__GIVEN INSTRUCTION__
Skip pictures; extract every line from the one with "Rebuild this chart" through the one with "src = ColumnDataSource(dict(x=weeks, y=casos, lab=[str(v)", exactly as written.

·····

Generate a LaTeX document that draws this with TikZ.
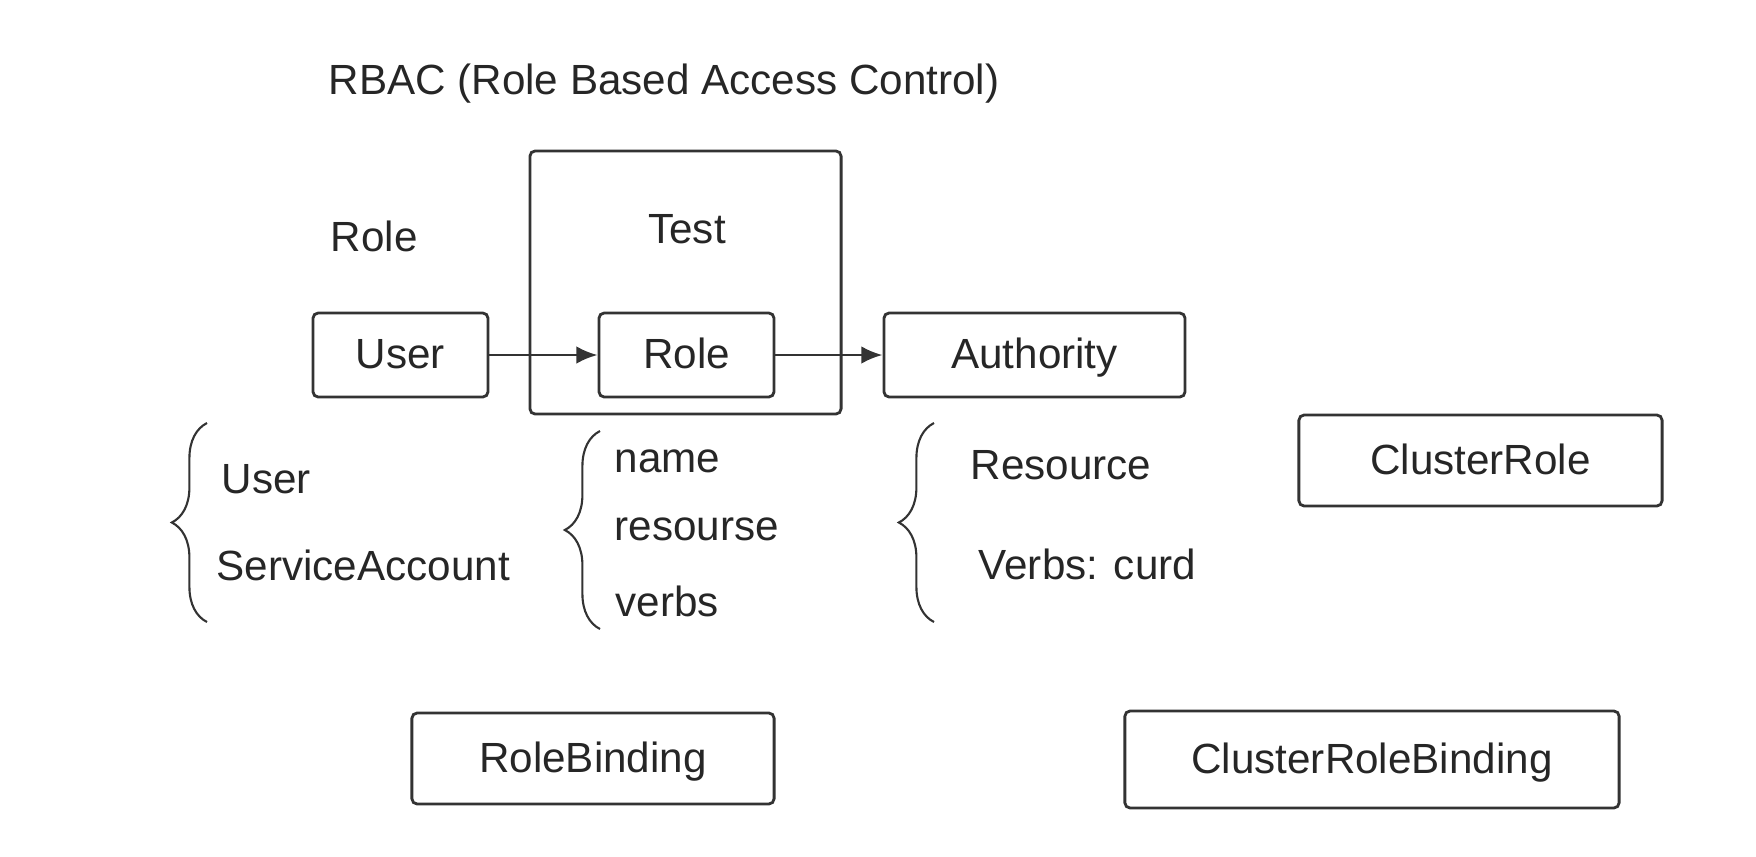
\documentclass[tikz,border=0pt]{standalone}
\usepackage{fontspec}
\setmainfont{Liberation Sans}
\usetikzlibrary{arrows,arrows.meta,decorations.pathreplacing}

\begin{document}
\begin{tikzpicture}
[x=0.01cm,y=-0.01cm,
 box/.style={draw=black!80,line width=0.8pt,rounded corners=1.5pt,inner
    sep=0pt,minimum height=0.84cm,text height=1.7ex,text depth=0.2ex,
    text=black!85,font=\fontsize{12}{14}\selectfont},
 txt/.style={inner sep=0pt,anchor=base west,text=black!85,font=\fontsize{12}{14}\selectfont},
 brc/.style={draw=black!80,line width=0.6pt,decorate,decoration={brace,amplitude=10pt}}]
\useasboundingbox (0,0) rectangle (1756,857);

\node[txt] (title) at (328,94) {RBAC (Role Based Access Control)};
\node[txt] (rolelbl) at (330,251) {Role};

\node[box,minimum width=3.11cm,minimum height=2.63cm] (test) at (685.5,282.5) {};
\node[txt,anchor=base] (testlbl) at (687,243) {Test};

\node[box,minimum width=1.75cm] (user) at (400.5,355) {User};
\node[box,minimum width=1.75cm] (role) at (686.5,355) {Role};
\node[box,minimum width=3.01cm] (auth) at (1034.5,355) {Authority};

\node[box,minimum width=3.63cm,minimum height=0.91cm] (crole) at (1480.5,460.5) {ClusterRole};
\node[box,minimum width=3.62cm,minimum height=0.91cm] (rb) at (593,758.5) {RoleBinding};
\node[box,minimum width=4.94cm,minimum height=0.97cm] (crb) at (1372,759.5) {ClusterRoleBinding};

\draw [-{Latex[length=6pt,width=5pt]},line width=0.8pt,black!80] (user) -- (role);
\draw [-{Latex[length=6pt,width=5pt]},line width=0.8pt,black!80] (role) -- (auth);

% subjects
\coordinate (b1s) at (207,622);
\coordinate (b1e) at (207,423);
\draw [brc] (b1s) -- (b1e);
\node[txt] (subuser) at (221,493) {User};
\node[txt] (subsa) at (216,580) {ServiceAccount};

% role fields
\coordinate (b2s) at (600,629);
\coordinate (b2e) at (600,431);
\draw [brc] (b2s) -- (b2e);
\node[txt] (fname) at (614,472) {name};
\node[txt] (fres) at (614,540) {resourse};
\node[txt] (fverbs) at (615,616) {verbs};

% authority
\coordinate (b3s) at (934,622);
\coordinate (b3e) at (934,423);
\draw [brc] (b3s) -- (b3e);
\node[txt] (ares) at (970,479) {Resource};
\node[txt] (averbs) at (978,579) {Verbs: curd};
\end{tikzpicture}
\end{document}
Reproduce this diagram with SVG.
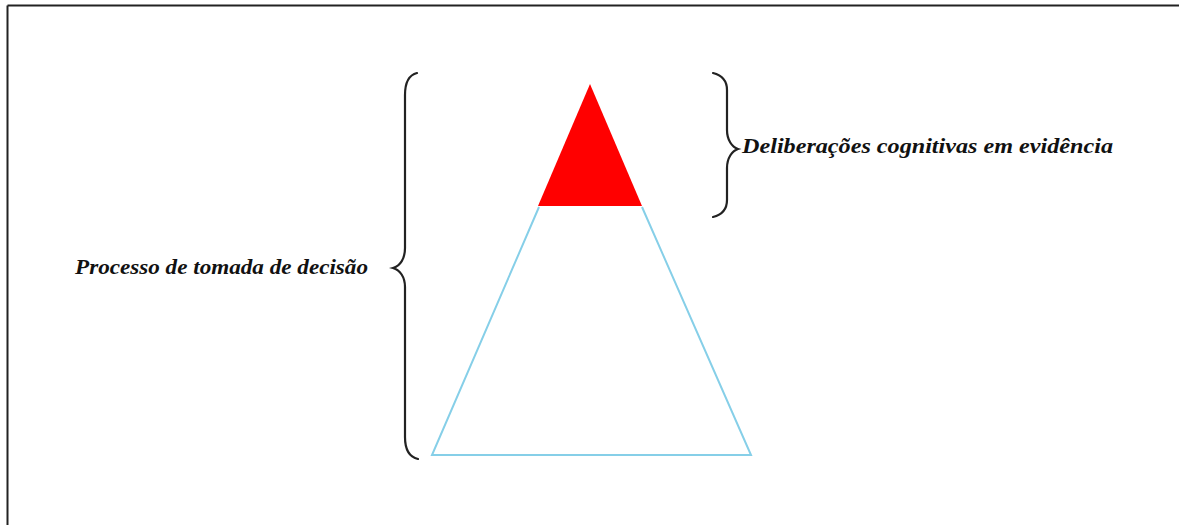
<svg xmlns="http://www.w3.org/2000/svg" width="1179" height="525" viewBox="0 0 1179 525">
<style>
.brace{fill:none;stroke:#222;stroke-width:2.2;stroke-linecap:round}
.lbl{font-family:"Liberation Serif","Times New Roman",serif;font-weight:bold;font-style:italic;font-size:21px;fill:#111}
</style>
<rect width="1179" height="525" fill="#fff"/>
<g id="frame">
<line x1="7.5" y1="5.5" x2="1179" y2="5.5" stroke="#222" stroke-width="2"/>
<line x1="7.5" y1="5.5" x2="7.5" y2="525" stroke="#222" stroke-width="2"/>
</g>
<g id="base">
<polyline points="539,207 432,455 751,455 642,207" fill="none" stroke="#86cfe8" stroke-width="2"/>
</g>
<g id="top">
<polygon points="590,84 538,206 642,206" fill="#ff0000"/>
</g>
<g id="brace-left">
<path class="brace" d="M417,73 C409,75 405,82 405,95 L405,248 C405,259 400,266 393,268 C400,270 405,277 405,287 L405,437 C405,450 409,457 418,459"/>
</g>
<g id="brace-right">
<path class="brace" d="M713,73 C721,75 727,80 727,90 L727,130 C727,140 732,147 738,149 C732,151 727,158 727,168 L727,200 C727,210 721,215 713,217"/>
</g>
<g id="label-right">
<text class="lbl" x="742" y="153" textLength="371" lengthAdjust="spacingAndGlyphs">Deliberações cognitivas em evidência</text>
</g>
<g id="label-left">
<text class="lbl" x="75" y="274" textLength="293" lengthAdjust="spacingAndGlyphs">Processo de tomada de decisão</text>
</g>
</svg>
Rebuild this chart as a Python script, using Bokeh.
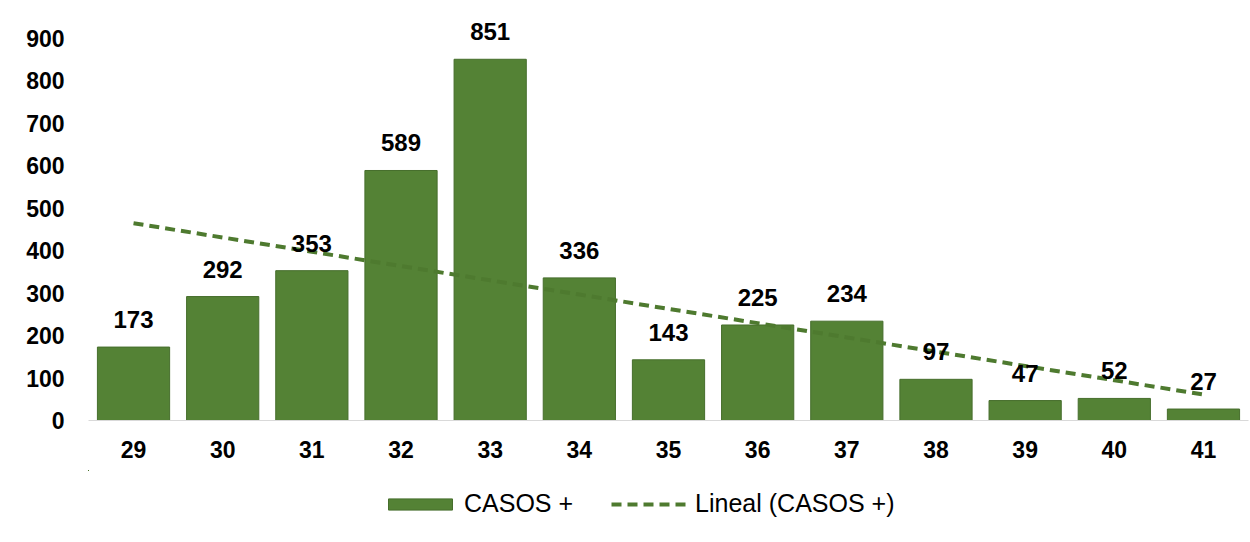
import numpy as np
from bokeh.plotting import figure
from bokeh.layouts import column
from bokeh.models import ColumnDataSource, Range1d, FixedTicker, Legend, LegendItem
from bokeh.embed import file_html
from bokeh.resources import INLINE

weeks = [29, 30, 31, 32, 33, 34, 35, 36, 37, 38, 39, 40, 41]
casos = [173, 292, 353, 589, 851, 336, 143, 225, 234, 97, 47, 52, 27]
y_ticks = [0, 100, 200, 300, 400, 500, 600, 700, 800, 900]

FONT = "Liberation Sans"
BAR = "#548235"
BAR_LINE = "#466e2c"
TREND = "#4E7A2F"

x = np.array(weeks, dtype=float)
y = np.array(casos, dtype=float)
slope, intercept = np.polyfit(x, y, 1)
trend = list(slope * x + intercept)

src = ColumnDataSource(dict(x=weeks, y=casos, lab=[str(v) for v in casos]))

p = figure(width=1250, height=470, output_backend="svg", toolbar_location=None,
           x_range=Range1d(28.495, 41.505), y_range=Range1d(0, 940),
           min_border_left=88, min_border_right=2, min_border_top=21, min_border_bottom=50)
p.outline_line_color = None
p.xgrid.visible = False
p.ygrid.visible = False

p.vbar(x="x", top="y", width=0.81, source=src, fill_color=BAR,
       line_color=BAR_LINE, line_width=1)
p.line(x=weeks, y=trend, line_color=TREND, line_width=4, line_dash="10 6")
p.text(x="x", y="y", text="lab", source=src, text_align="center", text_baseline="bottom",
       y_offset=-19, text_font_size="24px", text_font_style="bold", text_color="#000000",
       text_font={"value": FONT})

p.yaxis.ticker = FixedTicker(ticks=y_ticks)
p.yaxis.axis_line_color = None
p.yaxis.major_tick_line_color = None
p.yaxis.minor_tick_line_color = None
p.yaxis.major_label_standoff = 18
p.yaxis.major_label_text_font = FONT
p.yaxis.major_label_text_font_size = "23px"
p.yaxis.major_label_text_font_style = "bold"
p.yaxis.major_label_text_color = "#000000"

p.xaxis.ticker = FixedTicker(ticks=weeks)
p.xaxis.axis_line_color = "#d9d9d9"
p.xaxis.axis_line_width = 1
p.xaxis.major_tick_line_color = None
p.xaxis.minor_tick_line_color = None
p.xaxis.major_label_standoff = 14
p.xaxis.major_label_text_font = FONT
p.xaxis.major_label_text_font_size = "23px"
p.xaxis.major_label_text_font_style = "bold"
p.xaxis.major_label_text_color = "#000000"

# legend strip below the chart (its renderers lie outside its visible ranges)
p2 = figure(width=1250, height=72, output_backend="svg", toolbar_location=None,
            x_range=Range1d(1000, 1001), y_range=Range1d(-3000, -2000),
            x_axis_location=None, y_axis_location=None,
            min_border_left=0, min_border_right=0, min_border_top=0, min_border_bottom=0)
p2.outline_line_color = None
p2.grid.visible = False
lb = p2.vbar(x="x", top="y", width=0.81, source=src, fill_color=BAR,
             line_color=BAR_LINE, line_width=1)
ll = p2.line(x=weeks, y=trend, line_color=TREND, line_width=4, line_dash="10 6")

legend = Legend(items=[LegendItem(label="CASOS +", renderers=[lb]),
                       LegendItem(label="Lineal (CASOS +)", renderers=[ll])],
                orientation="horizontal", location=(292, 24),
                glyph_width=80, glyph_height=14, spacing=38, label_standoff=4,
                label_text_font=FONT, label_text_font_size="25px", label_text_color="#000000",
                border_line_color=None, background_fill_alpha=0, margin=0, padding=4)
p2.add_layout(legend, "center")

open("out.html", "w").write(file_html(column(p, p2, spacing=0), INLINE))
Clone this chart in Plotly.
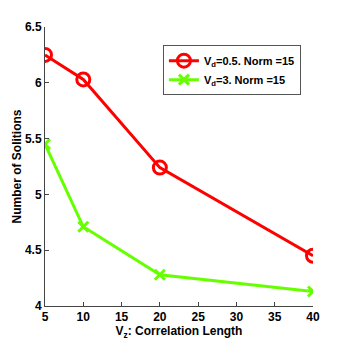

·····

__IN RESPONSE__
Rebuild this chart as a Python script, using Bokeh.
import numpy as np
from bokeh.plotting import figure
from bokeh.layouts import column
from bokeh.models import ColumnDataSource, Range1d, FixedTicker, Legend, LegendItem
from bokeh.embed import file_html
from bokeh.resources import INLINE

weeks = [29, 30, 31, 32, 33, 34, 35, 36, 37, 38, 39, 40, 41]
casos = [173, 292, 353, 589, 851, 336, 143, 225, 234, 97, 47, 52, 27]
y_ticks = [0, 100, 200, 300, 400, 500, 600, 700, 800, 900]

FONT = "Liberation Sans"
BAR = "#548235"
BAR_LINE = "#466e2c"
TREND = "#4E7A2F"

x = np.array(weeks, dtype=float)
y = np.array(casos, dtype=float)
slope, intercept = np.polyfit(x, y, 1)
trend = list(slope * x + intercept)

src = ColumnDataSource(dict(x=weeks, y=casos, lab=[str(v) for v in casos]))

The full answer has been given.